WHAT THE TASK REQUIRES
Give all the lines below again, exactly, with no pictures.

SOURCE EXCERPT
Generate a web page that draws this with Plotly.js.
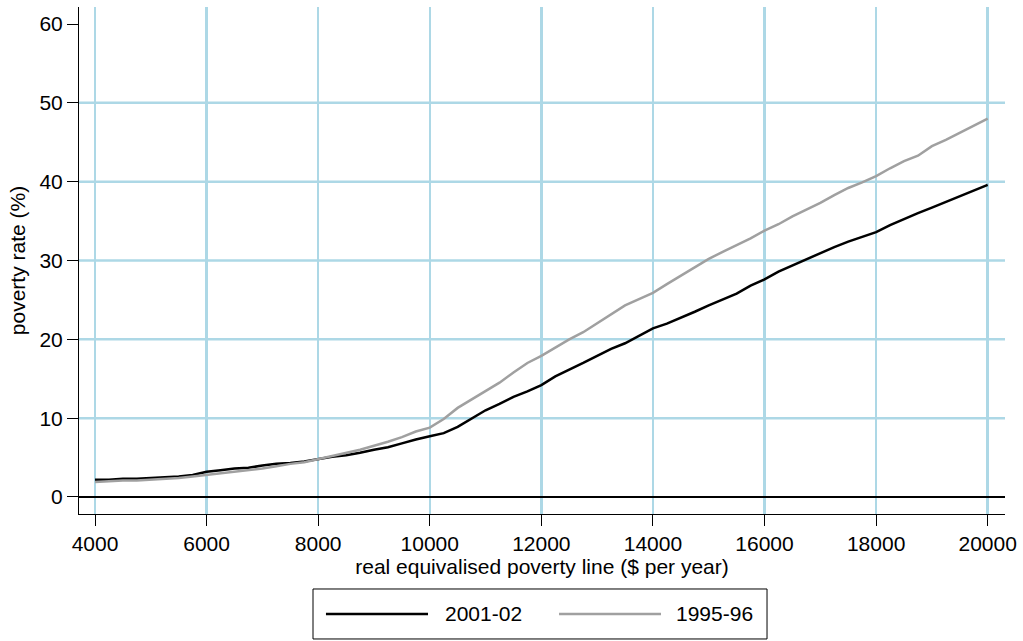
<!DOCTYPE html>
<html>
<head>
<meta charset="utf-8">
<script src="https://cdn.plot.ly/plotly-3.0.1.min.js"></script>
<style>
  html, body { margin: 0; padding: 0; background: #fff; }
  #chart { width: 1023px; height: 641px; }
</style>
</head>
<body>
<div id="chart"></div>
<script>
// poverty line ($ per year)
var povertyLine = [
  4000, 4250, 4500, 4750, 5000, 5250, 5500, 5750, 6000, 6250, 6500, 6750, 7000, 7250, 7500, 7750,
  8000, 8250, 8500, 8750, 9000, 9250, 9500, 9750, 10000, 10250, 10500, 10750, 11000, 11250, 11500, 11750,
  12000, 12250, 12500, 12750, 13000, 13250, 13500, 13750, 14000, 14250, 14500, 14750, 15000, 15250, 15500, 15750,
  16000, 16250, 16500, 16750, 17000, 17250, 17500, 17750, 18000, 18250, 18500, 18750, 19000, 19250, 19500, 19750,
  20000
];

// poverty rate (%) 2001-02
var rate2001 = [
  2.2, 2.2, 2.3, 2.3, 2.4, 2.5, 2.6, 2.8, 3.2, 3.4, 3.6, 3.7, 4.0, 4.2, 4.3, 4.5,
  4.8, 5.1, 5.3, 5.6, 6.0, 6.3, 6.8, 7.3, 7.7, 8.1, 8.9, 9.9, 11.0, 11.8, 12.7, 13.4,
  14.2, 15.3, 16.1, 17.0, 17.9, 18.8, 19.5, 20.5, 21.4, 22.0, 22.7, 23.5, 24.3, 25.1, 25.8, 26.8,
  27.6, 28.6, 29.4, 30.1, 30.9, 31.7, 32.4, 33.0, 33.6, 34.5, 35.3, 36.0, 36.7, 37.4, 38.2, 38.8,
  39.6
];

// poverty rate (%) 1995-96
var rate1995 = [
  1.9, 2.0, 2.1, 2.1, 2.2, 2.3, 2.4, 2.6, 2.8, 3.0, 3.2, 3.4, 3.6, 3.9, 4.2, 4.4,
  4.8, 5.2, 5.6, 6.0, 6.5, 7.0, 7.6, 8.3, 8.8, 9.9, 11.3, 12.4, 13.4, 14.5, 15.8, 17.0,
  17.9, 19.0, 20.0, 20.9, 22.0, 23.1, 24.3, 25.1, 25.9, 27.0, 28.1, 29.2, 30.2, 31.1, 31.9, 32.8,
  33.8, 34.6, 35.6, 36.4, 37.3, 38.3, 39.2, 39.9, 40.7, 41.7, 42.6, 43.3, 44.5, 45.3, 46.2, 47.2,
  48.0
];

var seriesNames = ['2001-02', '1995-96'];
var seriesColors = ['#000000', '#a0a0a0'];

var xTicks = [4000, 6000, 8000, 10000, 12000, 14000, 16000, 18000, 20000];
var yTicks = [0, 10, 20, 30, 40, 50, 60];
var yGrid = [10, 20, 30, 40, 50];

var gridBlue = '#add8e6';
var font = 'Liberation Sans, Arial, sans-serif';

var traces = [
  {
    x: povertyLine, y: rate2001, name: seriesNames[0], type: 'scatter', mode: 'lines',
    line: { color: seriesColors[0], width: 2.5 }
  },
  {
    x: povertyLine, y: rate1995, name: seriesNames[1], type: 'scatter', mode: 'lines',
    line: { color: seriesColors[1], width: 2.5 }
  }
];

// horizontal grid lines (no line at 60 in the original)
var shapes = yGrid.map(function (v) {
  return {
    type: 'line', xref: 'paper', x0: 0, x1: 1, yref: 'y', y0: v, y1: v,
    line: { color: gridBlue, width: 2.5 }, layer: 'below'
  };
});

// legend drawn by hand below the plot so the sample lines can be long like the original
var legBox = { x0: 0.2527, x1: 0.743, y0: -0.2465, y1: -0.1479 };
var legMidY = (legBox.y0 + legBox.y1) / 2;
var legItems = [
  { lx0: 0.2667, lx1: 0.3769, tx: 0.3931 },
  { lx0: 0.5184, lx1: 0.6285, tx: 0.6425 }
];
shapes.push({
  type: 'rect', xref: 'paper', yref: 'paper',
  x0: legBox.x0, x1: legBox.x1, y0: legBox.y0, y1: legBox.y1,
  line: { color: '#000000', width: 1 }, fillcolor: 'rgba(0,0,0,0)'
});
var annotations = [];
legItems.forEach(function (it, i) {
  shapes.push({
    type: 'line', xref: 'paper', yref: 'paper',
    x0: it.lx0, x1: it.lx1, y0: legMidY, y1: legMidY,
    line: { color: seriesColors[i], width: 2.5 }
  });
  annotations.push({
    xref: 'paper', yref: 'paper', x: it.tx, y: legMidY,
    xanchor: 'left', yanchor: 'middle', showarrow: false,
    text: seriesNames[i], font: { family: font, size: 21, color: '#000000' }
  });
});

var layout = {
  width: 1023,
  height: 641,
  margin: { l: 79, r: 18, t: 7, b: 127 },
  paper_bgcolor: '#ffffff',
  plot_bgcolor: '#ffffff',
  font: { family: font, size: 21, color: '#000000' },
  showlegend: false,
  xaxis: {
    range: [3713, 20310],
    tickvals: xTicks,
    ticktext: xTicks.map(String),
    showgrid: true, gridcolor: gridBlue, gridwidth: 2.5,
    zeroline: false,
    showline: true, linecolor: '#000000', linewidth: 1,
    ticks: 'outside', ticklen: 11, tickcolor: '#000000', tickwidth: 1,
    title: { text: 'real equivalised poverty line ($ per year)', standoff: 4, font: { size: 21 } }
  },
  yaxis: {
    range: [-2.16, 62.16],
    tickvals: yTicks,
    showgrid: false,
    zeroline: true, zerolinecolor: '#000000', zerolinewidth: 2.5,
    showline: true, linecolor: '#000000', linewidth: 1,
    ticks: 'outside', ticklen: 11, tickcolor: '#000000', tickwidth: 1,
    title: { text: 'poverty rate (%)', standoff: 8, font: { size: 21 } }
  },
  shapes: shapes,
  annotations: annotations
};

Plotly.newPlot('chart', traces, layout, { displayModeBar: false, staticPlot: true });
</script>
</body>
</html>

SOLUTION FOR THIS TASK
Generate a web page that draws this with Plotly.js.
<!DOCTYPE html>
<html>
<head>
<meta charset="utf-8">
<script src="https://cdn.plot.ly/plotly-3.0.1.min.js"></script>
<style>
  html, body { margin: 0; padding: 0; background: #fff; }
  #chart { width: 1023px; height: 641px; }
</style>
</head>
<body>
<div id="chart"></div>
<script>
// poverty line ($ per year)
var povertyLine = [
  4000, 4250, 4500, 4750, 5000, 5250, 5500, 5750, 6000, 6250, 6500, 6750, 7000, 7250, 7500, 7750,
  8000, 8250, 8500, 8750, 9000, 9250, 9500, 9750, 10000, 10250, 10500, 10750, 11000, 11250, 11500, 11750,
  12000, 12250, 12500, 12750, 13000, 13250, 13500, 13750, 14000, 14250, 14500, 14750, 15000, 15250, 15500, 15750,
  16000, 16250, 16500, 16750, 17000, 17250, 17500, 17750, 18000, 18250, 18500, 18750, 19000, 19250, 19500, 19750,
  20000
];

// poverty rate (%) 2001-02
var rate2001 = [
  2.2, 2.2, 2.3, 2.3, 2.4, 2.5, 2.6, 2.8, 3.2, 3.4, 3.6, 3.7, 4.0, 4.2, 4.3, 4.5,
  4.8, 5.1, 5.3, 5.6, 6.0, 6.3, 6.8, 7.3, 7.7, 8.1, 8.9, 9.9, 11.0, 11.8, 12.7, 13.4,
  14.2, 15.3, 16.1, 17.0, 17.9, 18.8, 19.5, 20.5, 21.4, 22.0, 22.7, 23.5, 24.3, 25.1, 25.8, 26.8,
  27.6, 28.6, 29.4, 30.1, 30.9, 31.7, 32.4, 33.0, 33.6, 34.5, 35.3, 36.0, 36.7, 37.4, 38.2, 38.8,
  39.6
];

// poverty rate (%) 1995-96
var rate1995 = [
  1.9, 2.0, 2.1, 2.1, 2.2, 2.3, 2.4, 2.6, 2.8, 3.0, 3.2, 3.4, 3.6, 3.9, 4.2, 4.4,
  4.8, 5.2, 5.6, 6.0, 6.5, 7.0, 7.6, 8.3, 8.8, 9.9, 11.3, 12.4, 13.4, 14.5, 15.8, 17.0,
  17.9, 19.0, 20.0, 20.9, 22.0, 23.1, 24.3, 25.1, 25.9, 27.0, 28.1, 29.2, 30.2, 31.1, 31.9, 32.8,
  33.8, 34.6, 35.6, 36.4, 37.3, 38.3, 39.2, 39.9, 40.7, 41.7, 42.6, 43.3, 44.5, 45.3, 46.2, 47.2,
  48.0
];

var seriesNames = ['2001-02', '1995-96'];
var seriesColors = ['#000000', '#a0a0a0'];

var xTicks = [4000, 6000, 8000, 10000, 12000, 14000, 16000, 18000, 20000];
var yTicks = [0, 10, 20, 30, 40, 50, 60];
var yGrid = [10, 20, 30, 40, 50];

var gridBlue = '#add8e6';
var font = 'Liberation Sans, Arial, sans-serif';

var traces = [
  {
    x: povertyLine, y: rate2001, name: seriesNames[0], type: 'scatter', mode: 'lines',
    line: { color: seriesColors[0], width: 2.5 }
  },
  {
    x: povertyLine, y: rate1995, name: seriesNames[1], type: 'scatter', mode: 'lines',
    line: { color: seriesColors[1], width: 2.5 }
  }
];

// horizontal grid lines (no line at 60 in the original)
var shapes = yGrid.map(function (v) {
  return {
    type: 'line', xref: 'paper', x0: 0, x1: 1, yref: 'y', y0: v, y1: v,
    line: { color: gridBlue, width: 2.5 }, layer: 'below'
  };
});

// legend drawn by hand below the plot so the sample lines can be long like the original
var legBox = { x0: 0.2527, x1: 0.743, y0: -0.2465, y1: -0.1479 };
var legMidY = (legBox.y0 + legBox.y1) / 2;
var legItems = [
  { lx0: 0.2667, lx1: 0.3769, tx: 0.3931 },
  { lx0: 0.5184, lx1: 0.6285, tx: 0.6425 }
];
shapes.push({
  type: 'rect', xref: 'paper', yref: 'paper',
  x0: legBox.x0, x1: legBox.x1, y0: legBox.y0, y1: legBox.y1,
  line: { color: '#000000', width: 1 }, fillcolor: 'rgba(0,0,0,0)'
});
var annotations = [];
legItems.forEach(function (it, i) {
  shapes.push({
    type: 'line', xref: 'paper', yref: 'paper',
    x0: it.lx0, x1: it.lx1, y0: legMidY, y1: legMidY,
    line: { color: seriesColors[i], width: 2.5 }
  });
  annotations.push({
    xref: 'paper', yref: 'paper', x: it.tx, y: legMidY,
    xanchor: 'left', yanchor: 'middle', showarrow: false,
    text: seriesNames[i], font: { family: font, size: 21, color: '#000000' }
  });
});

var layout = {
  width: 1023,
  height: 641,
  margin: { l: 79, r: 18, t: 7, b: 127 },
  paper_bgcolor: '#ffffff',
  plot_bgcolor: '#ffffff',
  font: { family: font, size: 21, color: '#000000' },
  showlegend: false,
  xaxis: {
    range: [3713, 20310],
    tickvals: xTicks,
    ticktext: xTicks.map(String),
    showgrid: true, gridcolor: gridBlue, gridwidth: 2.5,
    zeroline: false,
    showline: true, linecolor: '#000000', linewidth: 1,
    ticks: 'outside', ticklen: 11, tickcolor: '#000000', tickwidth: 1,
    title: { text: 'real equivalised poverty line ($ per year)', standoff: 4, font: { size: 21 } }
  },
  yaxis: {
    range: [-2.16, 62.16],
    tickvals: yTicks,
    showgrid: false,
    zeroline: true, zerolinecolor: '#000000', zerolinewidth: 2.5,
    showline: true, linecolor: '#000000', linewidth: 1,
    ticks: 'outside', ticklen: 11, tickcolor: '#000000', tickwidth: 1,
    title: { text: 'poverty rate (%)', standoff: 8, font: { size: 21 } }
  },
  shapes: shapes,
  annotations: annotations
};

Plotly.newPlot('chart', traces, layout, { displayModeBar: false, staticPlot: true });
</script>
</body>
</html>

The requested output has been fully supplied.